Let me give you a concrete example. It’s no coincidence that every strong team that I’ve ever seen has mandated some means to get another set of eyeballs on the code. In some organizations, this means “formal inspections”. You may believe that formal inspections cost more than it’s worth for your situation and I won’t disagree with you, but even XP advocates pair programming. Open source development has the “many eyeballs” effect built into their licensing and  commit practices. For closed source practitioners, what I’m starting to see more is some form of asynchronous peer review using tools like Google Code Reviews.

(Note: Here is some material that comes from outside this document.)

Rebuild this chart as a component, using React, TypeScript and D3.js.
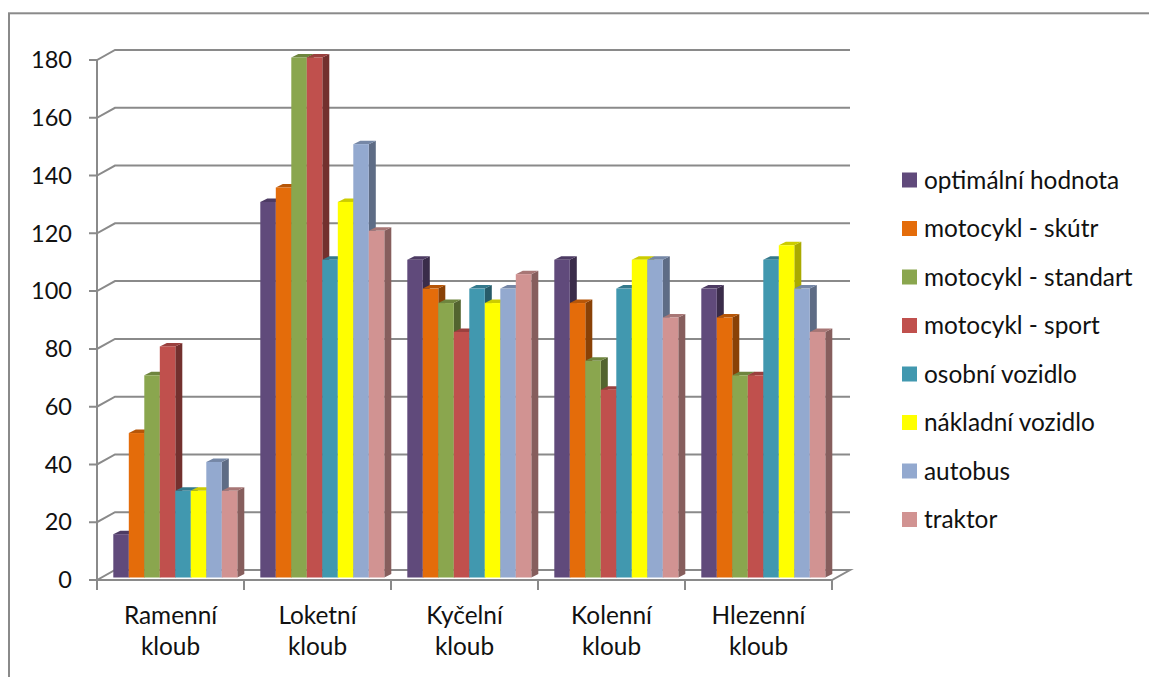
import React from "react";
import * as d3 from "d3";

const categories = [
  ["Ramenní", "kloub"],
  ["Loketní", "kloub"],
  ["Kyčelní", "kloub"],
  ["Kolenní", "kloub"],
  ["Hlezenní", "kloub"],
];
const seriesNames = [
  "optimální hodnota",
  "motocykl - skútr",
  "motocykl - standart",
  "motocykl - sport",
  "osobní vozidlo",
  "nákladní vozidlo",
  "autobus",
  "traktor",
];
const optimal = [15, 130, 110, 110, 100];
const scooter = [50, 135, 100, 95, 90];
const standard = [70, 180, 95, 75, 70];
const sport = [80, 180, 85, 65, 70];
const car = [30, 110, 100, 100, 110];
const truck = [30, 130, 95, 110, 115];
const bus = [40, 150, 100, 110, 100];
const tractor = [30, 120, 105, 90, 85];
const seriesValues = [optimal, scooter, standard, sport, car, truck, bus, tractor];
const frontColors = ["#604A7B", "#E46C0A", "#8AA64E", "#C0504D", "#4198AF", "#FFFF00", "#93A9CF", "#D19392"];
const topColors = ["#4D3B63", "#B65608", "#6E853E", "#9A403E", "#34798C", "#CCCC00", "#7587A6", "#A77675"];
const sideColors = ["#3A2C4A", "#894106", "#53642F", "#73302E", "#275B69", "#AAAA00", "#5E6C85", "#865E5D"];
const yTicks = d3.range(0, 181, 20);

const FONT = "Lato, 'Open Sans', sans-serif";
const GRID = "#8A8A8A";

// Oblique offset of the 3D walls and of each bar's depth.
const WALL_DX = 18;
const WALL_DY = -10;
const BAR_DX = 7;
const BAR_DY = -3.5;

export default function App() {
  const x = d3.scaleBand<number>().domain(d3.range(categories.length)).range([97, 832]);
  const inner = d3
    .scaleBand<number>()
    .domain(d3.range(seriesNames.length))
    .range([16.3, 16.3 + 124]);
  const yAxis = d3.scaleLinear().domain([0, 180]).range([580, 60]);
  // Bars stand slightly behind the front edge of the floor.
  const yBar = d3.scaleLinear().domain([0, 180]).range([577.5, 57.5]);
  const legendY = d3
    .scalePoint<number>()
    .domain(d3.range(seriesNames.length))
    .range([180, 180 + 48.5 * 7]);
  const xTicks = [...x.domain().map((i) => x(i) as number), 832];

  return (
    <svg
      width={1149}
      height={677}
      style={{ position: "absolute", left: 0, top: 0, background: "#fff" }}
      fontFamily={FONT}
    >
      {/* The outer frame runs off the right and bottom of the canvas. */}
      <rect x={9} y={13.3} width={1200} height={720} fill="#fff" stroke={GRID} strokeWidth={2} />

      <g fill="none" stroke={GRID} strokeWidth={2}>
        {yTicks.map((t) => {
          const y = yAxis(t);
          return (
            <path
              key={t}
              d={`M89,${y}H97L${97 + WALL_DX},${y + WALL_DY}H${832 + WALL_DX}${
                t === 0 ? `L832,${y}H97` : ""
              }`}
            />
          );
        })}
        <path d={`M97,${yAxis(180)}V${yAxis(0)}`} />
        {xTicks.map((v) => (
          <path key={v} d={`M${v},580V590`} />
        ))}
      </g>

      {categories.map((_, c) =>
        seriesNames.map((_, s) => {
          const left = (x(c) as number) + (inner(s) as number);
          const w = inner.bandwidth();
          const top = yBar(seriesValues[s][c]);
          const base = yBar(0);
          return (
            <g key={`${c}-${s}`}>
              <path
                d={`M${left + w},${top}l${BAR_DX},${BAR_DY}V${base + BAR_DY}l${-BAR_DX},${-BAR_DY}Z`}
                fill={sideColors[s]}
              />
              <path
                d={`M${left},${top}l${BAR_DX},${BAR_DY}h${w}l${-BAR_DX},${-BAR_DY}Z`}
                fill={topColors[s]}
              />
              <rect x={left} y={top} width={w} height={base - top} fill={frontColors[s]} />
            </g>
          );
        })
      )}

      <g fontSize={24.4} fill="#111">
        {yTicks.map((t) => (
          <text key={t} x={72} y={yAxis(t)} dy="0.35em" textAnchor="end" fontSize={23.5}>
            {t}
          </text>
        ))}
        {categories.map((lines, c) =>
          lines.map((line, i) => (
            <text
              key={line + c}
              x={(x(c) as number) + x.bandwidth() / 2}
              y={624 + i * 31}
              textAnchor="middle"
            >
              {line}
            </text>
          ))
        )}
        {seriesNames.map((name, s) => (
          <g key={name}>
            <rect x={902} y={(legendY(s) as number) - 7.5} width={15} height={15} fill={frontColors[s]} />
            <text x={924} y={legendY(s) as number} dy="0.35em">
              {name}
            </text>
          </g>
        ))}
      </g>
    </svg>
  );
}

Why do all these strong practitioners utilize some form of peer review? Because we’ve shown time and again, in various and sundry quantitative research, as well as in qualitative studies, that it’s the single most efficient thing we can do to remove defects from the code. In general, it’s more efficient than testing at removing all kinds of defects PLUS it allows you to systematically address things that testing cannot like maintainability/evolvability (code smell issues), as well as things that are nearly impossible to find with testing including certain kinds of security and concurrency issues. Why then do I see Agile teams going through their first few sprints without any form of peer review?

Similarly, there is a tendency to swing too far on the issue of design. Sure, I’m a firm believer in YAGNI and that the best way to improve the design is to evolve working code. I’ve suffered the paralysis of analysis. I’ve even been the guilty party. However, refactoring is not a substitute for design. It’s very difficult to achieve certain non-functional requirements (scalability, security, etc.) without some architecture work up front. Similarly, depending upon your situation, appropriate requirements elicitation and documentation practices can save much more than they cost.

The good news is that Agile supports doing these things in its “definition of done”. Furthermore, if you fail to do them, it provides the feedback loops that will highlight the need for them later. However, do yourself a favor, when you are trying to settle on your FIRST “definition of done”, include at least some form of peer review for your code.